[Valid Atom 1.0]

domingo, 19 de abril de 2009

'Lost' Recap: Past, Present, and Future Tense


Ben talks Jack into joining his cause, while Sayid and Hurley go on the lam, and Sawyer and the rest of those left behind deal with a time-jumping island



And down the rabbit hole we go. Or should that be wormhole? Lost plunged into brain-boggling sci-fi in last night's premiere, and the show itself seemed anxious about our reaction. The self-conscious opening sequence — with Dharma laborers drilling into the Island's ''exotic matter'' and melting their bits; the Dharma hardhat who rolled his eyes at the Dharma Dude of Many Names as he bleated about time travel — spoke to and for those who have always worried that the show's overtly out-there elements would turn the series into silly hokum. If you got a cathartic thrill out of seeing Sawyer slap Doc Faraday across his scruffy theory-spouting mug (ouch!) and then threaten scientist sidekick Charlotte Lewis with the same (''Shut it, Ginger, or you're getting one, too!''), then you're probably one of the wary. Me? I've always liked Lost's geeky side, and more, the adventurous storytelling it inspires. ''Because You Left'' — which skipped back and forth along the Island's timeline, leaving the castaways (and us) to puzzle out their time/space whereabouts — was a wild winner in my book. And it was made possible, no doubt, by all the bandwagon fans that have fallen off over the years — the ones Lost doesn't have to worry about alienating anymore. ''Because You Left.'' How ironic.

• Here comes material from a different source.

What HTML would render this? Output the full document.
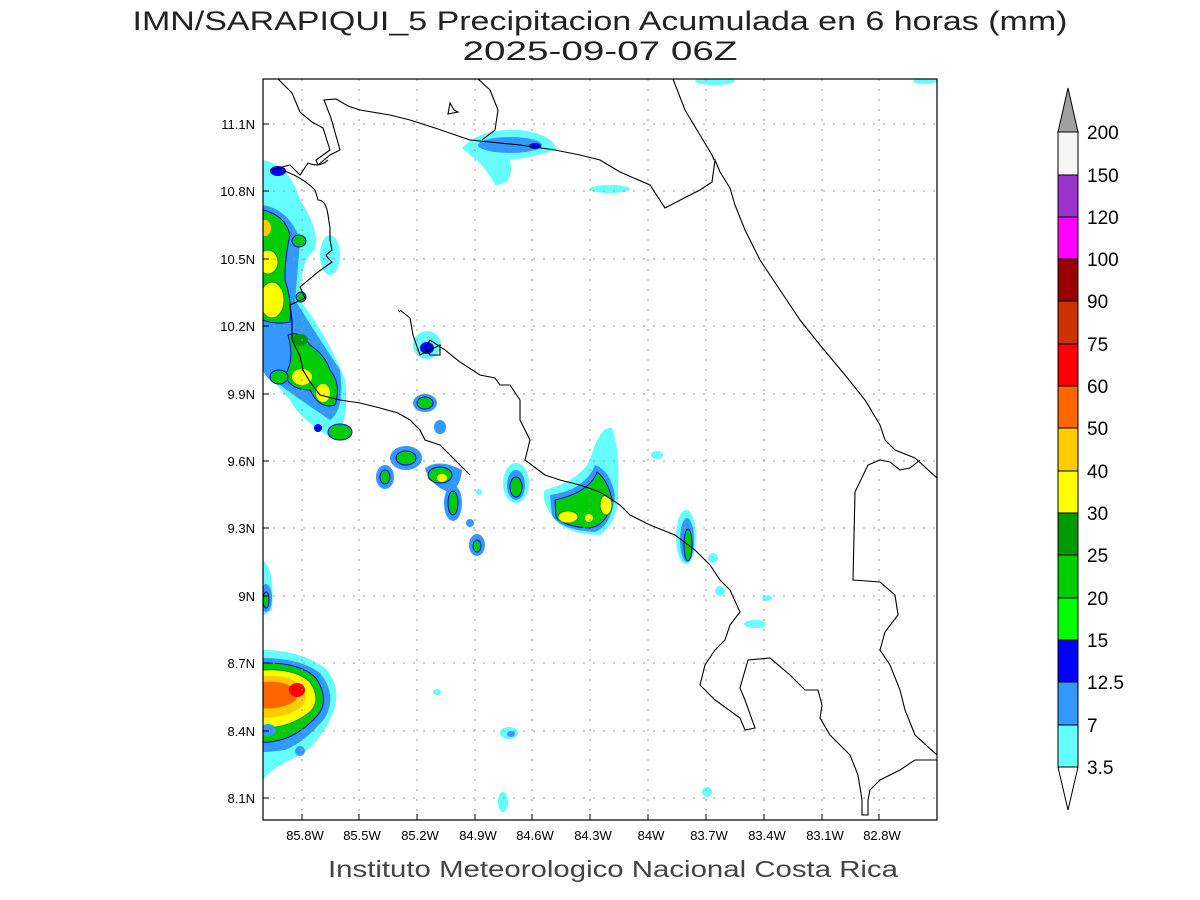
<!DOCTYPE html>
<html><head><meta charset="utf-8"><style>
html,body{margin:0;padding:0;background:#fff;}
svg{display:block;font-family:"Liberation Sans",sans-serif;}
</style></head><body>
<svg width="1200" height="900" viewBox="0 0 1200 900" xmlns="http://www.w3.org/2000/svg">
<rect width="1200" height="900" fill="#fff"/>
<text x="600" y="30" font-size="27" text-anchor="middle" fill="#222" textLength="935" lengthAdjust="spacingAndGlyphs">IMN/SARAPIQUI_5 Precipitacion Acumulada en 6 horas (mm)</text>
<text x="600" y="60" font-size="27" text-anchor="middle" fill="#222" textLength="275" lengthAdjust="spacingAndGlyphs">2025-09-07 06Z</text>
<text x="613" y="877" font-size="23" text-anchor="middle" fill="#444" textLength="570" lengthAdjust="spacingAndGlyphs">Instituto Meteorologico Nacional Costa Rica</text>
<defs><clipPath id="pc"><rect x="263" y="79" width="674" height="741"/></clipPath></defs>
<g clip-path="url(#pc)">
<!-- precipitation -->
<g>
<!-- north blob -->
<path d="M462,148 Q480,128 520,130 Q555,135 556,150 Q530,158 510,160 Q515,185 495,185 Q485,165 470,155 Z" fill="#66ffff"/>
<ellipse cx="510" cy="145" rx="32" ry="8" fill="#3399ff"/>
<ellipse cx="535" cy="146" rx="6" ry="3" fill="#0000ff"/>
<ellipse cx="610" cy="189" rx="20" ry="4" fill="#66ffff"/>
<ellipse cx="715" cy="81" rx="20" ry="4" fill="#66ffff"/>
<ellipse cx="925" cy="81" rx="12" ry="3" fill="#66ffff"/>
<!-- west coast column -->
<path d="M263,160 Q290,165 300,200 Q320,230 315,250 Q300,260 300,300 Q330,340 345,380 Q350,420 335,440 Q300,420 290,400 Q270,380 263,360 Z" fill="#66ffff"/>
<path d="M263,205 Q290,210 300,240 Q298,270 295,300 Q320,340 340,370 Q345,410 330,420 Q300,400 280,385 Q266,380 263,370 Z" fill="#3399ff"/>
<path d="M263,210 Q285,215 290,235 Q285,255 285,280 Q292,300 290,322 Q275,325 263,320 Z" fill="#00cc00" stroke="#0000ff" stroke-width="1"/>
<ellipse cx="268" cy="262" rx="10" ry="12" fill="#ffff00" stroke="#009900"/>
<ellipse cx="272" cy="300" rx="12" ry="18" fill="#ffff00" stroke="#009900"/>
<ellipse cx="265" cy="228" rx="6" ry="8" fill="#ffcc00"/>
<ellipse cx="299" cy="241" rx="7" ry="6" fill="#00cc00" stroke="#0000ff"/>
<ellipse cx="301" cy="297" rx="5" ry="5" fill="#00cc00" stroke="#0000ff"/>
<ellipse cx="278" cy="171" rx="8" ry="5" fill="#0000ff"/>
<path d="M288,335 Q300,330 310,345 Q325,355 330,370 Q342,385 335,405 Q320,410 310,390 Q290,390 285,375 Q295,360 288,335 Z" fill="#00cc00" stroke="#0000ff"/>
<ellipse cx="300" cy="340" rx="8" ry="6" fill="#009900"/>
<ellipse cx="302" cy="377" rx="10" ry="8" fill="#ffff00"/>
<ellipse cx="323" cy="393" rx="7" ry="9" fill="#ffff00"/>
<ellipse cx="279" cy="377" rx="9" ry="7" fill="#00cc00" stroke="#0000ff"/>
<ellipse cx="340" cy="432" rx="12" ry="8" fill="#00cc00" stroke="#0000ff"/>
<ellipse cx="318" cy="428" rx="4" ry="4" fill="#0000ff"/>
<ellipse cx="330" cy="255" rx="10" ry="20" fill="#66ffff"/>
<!-- Nicoya small -->
<ellipse cx="427" cy="345" rx="14" ry="14" fill="#66ffff"/>
<ellipse cx="427" cy="348" rx="7" ry="6" fill="#0000ff"/>
<ellipse cx="425" cy="403" rx="12" ry="9" fill="#3399ff"/>
<ellipse cx="425" cy="403" rx="8" ry="6" fill="#00cc00" stroke="#0000ff"/>
<ellipse cx="440" cy="427" rx="6" ry="7" fill="#3399ff"/>
<!-- central row -->
<ellipse cx="385" cy="477" rx="9" ry="12" fill="#3399ff"/><ellipse cx="385" cy="477" rx="5" ry="7" fill="#00cc00" stroke="#0000ff"/>
<ellipse cx="406" cy="458" rx="16" ry="12" fill="#3399ff"/><ellipse cx="406" cy="458" rx="10" ry="7" fill="#00cc00" stroke="#0000ff"/>
<path d="M425,468 Q440,458 462,470 Q460,490 448,492 Q430,485 425,468 Z" fill="#3399ff"/>
<ellipse cx="440" cy="475" rx="12" ry="8" fill="#00cc00" stroke="#0000ff"/><ellipse cx="442" cy="478" rx="5" ry="4" fill="#ffff00"/>
<ellipse cx="453" cy="503" rx="9" ry="18" fill="#3399ff"/><ellipse cx="453" cy="503" rx="5" ry="12" fill="#00cc00" stroke="#0000ff"/>
<ellipse cx="470" cy="523" rx="4" ry="4" fill="#3399ff"/>
<ellipse cx="477" cy="545" rx="8" ry="11" fill="#3399ff"/><ellipse cx="477" cy="546" rx="4" ry="6" fill="#00cc00" stroke="#0000ff"/>
<ellipse cx="479" cy="492" rx="3" ry="3" fill="#66ffff"/>
<ellipse cx="516" cy="483" rx="13" ry="20" fill="#66ffff"/><ellipse cx="516" cy="485" rx="9" ry="15" fill="#3399ff"/><ellipse cx="516" cy="487" rx="6" ry="10" fill="#00cc00" stroke="#0000ff"/>
<!-- 84.3 blob -->
<path d="M545,490 Q580,480 590,460 Q600,425 612,428 Q620,450 618,490 Q620,520 600,535 Q570,535 555,520 Q540,500 545,490 Z" fill="#66ffff"/>
<path d="M550,495 Q585,490 595,465 Q610,470 615,495 Q612,525 595,532 Q560,530 552,515 Z" fill="#3399ff"/>
<path d="M555,500 Q590,492 597,472 Q608,480 612,500 Q608,525 590,528 Q565,527 556,517 Z" fill="#00cc00" stroke="#0000ff"/>
<ellipse cx="568" cy="517" rx="10" ry="6" fill="#ffff00" stroke="#009900"/>
<ellipse cx="606" cy="505" rx="6" ry="10" fill="#ffff00" stroke="#009900"/>
<ellipse cx="589" cy="518" rx="4" ry="4" fill="#ffff00"/>
<ellipse cx="657" cy="455" rx="6" ry="4" fill="#66ffff"/>
<!-- 83.7 -->
<ellipse cx="686" cy="537" rx="10" ry="27" fill="#66ffff"/><ellipse cx="687" cy="540" rx="7" ry="22" fill="#3399ff"/><ellipse cx="688" cy="545" rx="4" ry="16" fill="#00cc00" stroke="#0000ff"/>
<ellipse cx="713" cy="558" rx="5" ry="5" fill="#66ffff"/>
<ellipse cx="720" cy="591" rx="5" ry="5" fill="#66ffff"/>
<ellipse cx="767" cy="598" rx="5" ry="3" fill="#66ffff"/>
<ellipse cx="755" cy="624" rx="11" ry="4" fill="#66ffff"/>
<ellipse cx="707" cy="792" rx="5" ry="5" fill="#66ffff"/>
<ellipse cx="509" cy="733" rx="9" ry="6" fill="#66ffff"/><ellipse cx="511" cy="734" rx="4" ry="3" fill="#3399ff"/>
<ellipse cx="503" cy="802" rx="5" ry="10" fill="#66ffff"/>
<ellipse cx="437" cy="692" rx="4" ry="3" fill="#66ffff"/>
<!-- southwest big -->
<path d="M263,560 Q275,570 272,610 Q265,615 263,615 Z" fill="#66ffff"/>
<ellipse cx="266" cy="598" rx="6" ry="14" fill="#3399ff"/><ellipse cx="266" cy="600" rx="3" ry="8" fill="#00cc00" stroke="#0000ff"/>
<path d="M263,650 Q300,650 325,668 Q345,690 330,720 Q315,750 290,760 Q270,770 263,780 Z" fill="#66ffff"/>
<path d="M263,658 Q300,658 320,673 Q338,695 325,718 Q305,742 285,750 Q270,752 263,752 Z" fill="#3399ff"/>
<path d="M263,663 Q300,662 316,678 Q330,700 318,715 Q300,735 280,740 Q268,743 263,742 Z" fill="#00cc00" stroke="#0000ff"/>
<path d="M263,670 Q295,668 310,682 Q322,700 310,712 Q290,728 263,728 Z" fill="#ffff00" stroke="#009900"/>
<path d="M263,676 Q290,674 302,686 Q310,700 300,708 Q285,718 263,718 Z" fill="#ffcc00"/>
<path d="M263,682 Q285,680 296,690 Q300,700 290,704 Q275,710 263,708 Z" fill="#ff6600"/>
<ellipse cx="297" cy="690" rx="8" ry="7" fill="#ff0000"/>
<ellipse cx="300" cy="751" rx="5" ry="5" fill="#3399ff"/>
<ellipse cx="268" cy="730" rx="8" ry="6" fill="#3399ff"/>
</g>
<!-- grid -->
<g stroke="#999" stroke-width="1" stroke-dasharray="2,8">
<path d="M302,79V820M359,79V820M417,79V820M475,79V820M532,79V820M590,79V820M648,79V820M706,79V820M764,79V820M822,79V820M879,79V820"/>
<path d="M263,124H937M263,191H937M263,259H937M263,326H937M263,394H937M263,461H937M263,528H937M263,596H937M263,663H937M263,731H937M263,798H937"/>
</g>
<!-- coastlines -->
<g fill="none" stroke="#000" stroke-width="1.1">
<path d="M278,79 L292,93 L300,112 L312,122 L323,128 L330,150 L316,160 L318,165 L330,155 L340,150 L331,118 L324,100 L336,99 L348,106 L360,110 L390,115 L410,120 L435,128 L470,140 L520,145 L555,150 L580,155 L600,160 L620,172 L650,185 L665,208 L690,195 L700,190 L712,182 L715,160 L720,172 L730,188 L735,205 L745,230 L760,260 L780,290 L800,320 L820,345 L845,375 L865,400 L880,425 L885,440 L895,450 L915,458 L937,478"/>
<path d="M328,160 Q320,168 308,163 L300,175 L290,165 L270,170"/>
<path d="M278,169 Q300,175 315,190 L318,200 Q326,200 328,215 L330,228 L330,240 L332,250 L326,255 L328,258 L332,262 L318,272 L300,287 L305,298 L290,305 L292,320 L292,340 L300,356 L303,370 L310,382 L320,395 L340,400 L360,403 L380,408 L398,413 L410,420 L420,430 L425,440 L440,445 L450,455 L460,465 L470,475"/>
<path d="M400,310 L410,318 L413,335 L420,355 L430,350 L440,345 L440,355 L430,355 L425,348 L430,340 L445,350 L460,362 L480,375 L495,378 L500,385 L510,385 L520,400 L520,420 L530,440 L525,460 L545,475 L560,480 L580,485 L600,492 L620,505 L630,515 L650,525 L675,535 L695,550 L710,565 L720,580 L730,590 L740,612 L730,625 L725,640 L715,650 L705,665 L700,685 L715,700 L740,718 L745,730 L755,728 L745,700 L740,688 L748,660 L770,658 L790,675 L805,690 L818,690 L822,705 L820,718 L830,735 L850,755 L858,775 L862,800 L862,815 L868,815 L868,800 L870,790 L880,780 L900,770 L915,760 L937,760"/>
<path d="M855,492 L868,465 L880,460 L890,462 L900,470 L910,468 L920,460"/>
<path d="M855,492 L853,580 L880,582 L895,595 L898,615 L885,632 L880,650 L890,665 L900,690 L905,710 L915,735 L937,755"/>
<path d="M450,103 L454,110 L458,112 L448,114 Z"/>
<path d="M478,79 L490,90 L498,110 L495,130 L482,140"/>
<path d="M673,79 L685,110 L700,135 L712,155 L714,160"/>
<path d="M400,312 L398,310"/>
</g>
</g>
<rect x="263" y="79" width="674" height="741" fill="none" stroke="#000" stroke-width="1.2"/>
<!-- ticks -->
<g stroke="#000" stroke-width="1">
<path d="M302,820v-6M359,820v-6M417,820v-6M475,820v-6M532,820v-6M590,820v-6M648,820v-6M706,820v-6M764,820v-6M822,820v-6M879,820v-6"/>
<path d="M263,124h6M263,191h6M263,259h6M263,326h6M263,394h6M263,461h6M263,528h6M263,596h6M263,663h6M263,731h6M263,798h6"/>
</g>
<g font-size="13" fill="#000" text-anchor="middle">
<text x="305" y="840">85.8W</text><text x="362" y="840">85.5W</text><text x="420" y="840">85.2W</text><text x="478" y="840">84.9W</text><text x="535" y="840">84.6W</text><text x="593" y="840">84.3W</text><text x="651" y="840">84W</text><text x="709" y="840">83.7W</text><text x="767" y="840">83.4W</text><text x="825" y="840">83.1W</text><text x="882" y="840">82.8W</text>
</g>
<g font-size="13" fill="#000" text-anchor="end">
<text x="255" y="129">11.1N</text><text x="255" y="196">10.8N</text><text x="255" y="264">10.5N</text><text x="255" y="331">10.2N</text><text x="255" y="399">9.9N</text><text x="255" y="466">9.6N</text><text x="255" y="533">9.3N</text><text x="255" y="601">9N</text><text x="255" y="668">8.7N</text><text x="255" y="736">8.4N</text><text x="255" y="803">8.1N</text>
</g>
<!-- colorbar -->
<g stroke="#000" stroke-width="1">
<path d="M1068,88 L1078,132 L1058,132 Z" fill="#a0a0a0"/>
<rect x="1058" y="132" width="20" height="43" fill="#f5f5f5"/>
<rect x="1058" y="175" width="20" height="42" fill="#9933cc"/>
<rect x="1058" y="217" width="20" height="42" fill="#ff00ff"/>
<rect x="1058" y="259" width="20" height="42" fill="#990000"/>
<rect x="1058" y="301" width="20" height="43" fill="#cc3300"/>
<rect x="1058" y="344" width="20" height="42" fill="#ff0000"/>
<rect x="1058" y="386" width="20" height="42" fill="#ff6600"/>
<rect x="1058" y="428" width="20" height="43" fill="#ffcc00"/>
<rect x="1058" y="471" width="20" height="42" fill="#ffff00"/>
<rect x="1058" y="513" width="20" height="42" fill="#009900"/>
<rect x="1058" y="555" width="20" height="43" fill="#00cc00"/>
<rect x="1058" y="598" width="20" height="42" fill="#00ff00"/>
<rect x="1058" y="640" width="20" height="42" fill="#0000ff"/>
<rect x="1058" y="682" width="20" height="43" fill="#3399ff"/>
<rect x="1058" y="725" width="20" height="42" fill="#66ffff"/>
<path d="M1058,767 L1078,767 L1068,810 Z" fill="#fff"/>
</g>
<g font-size="19" fill="#000">
<text x="1087" y="139">200</text><text x="1087" y="182">150</text><text x="1087" y="224">120</text><text x="1087" y="266">100</text><text x="1087" y="308">90</text><text x="1087" y="351">75</text><text x="1087" y="393">60</text><text x="1087" y="435">50</text><text x="1087" y="478">40</text><text x="1087" y="520">30</text><text x="1087" y="562">25</text><text x="1087" y="605">20</text><text x="1087" y="647">15</text><text x="1087" y="689">12.5</text><text x="1087" y="732">7</text><text x="1087" y="774">3.5</text>
</g>
</svg>
</body></html>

Still, for all its risky choices, the premiere did what all Lost premieres aspire to do: activate a wide swath of story in deft, dynamic fashion and remind us just who these characters are. Jack the reluctant hero. Kate the lonely fugitive. Hurley the cursed clown. Shirtless Sawyer, the abandonment-forged rogue, distraught over departed and dead friends, best expressed the episode's tenor of heartbreak and disorientation. He also best embodied its nervous subtext. The producers have joked that leaving Sawyer half naked for the whole episode was meant to pleasure those for whom the genre stuff might be displeasing. Yet he also stands for a show that took the risk of exposing a big part of itself to the audience — a part that it has often had to keep hidden for fear of being rejected.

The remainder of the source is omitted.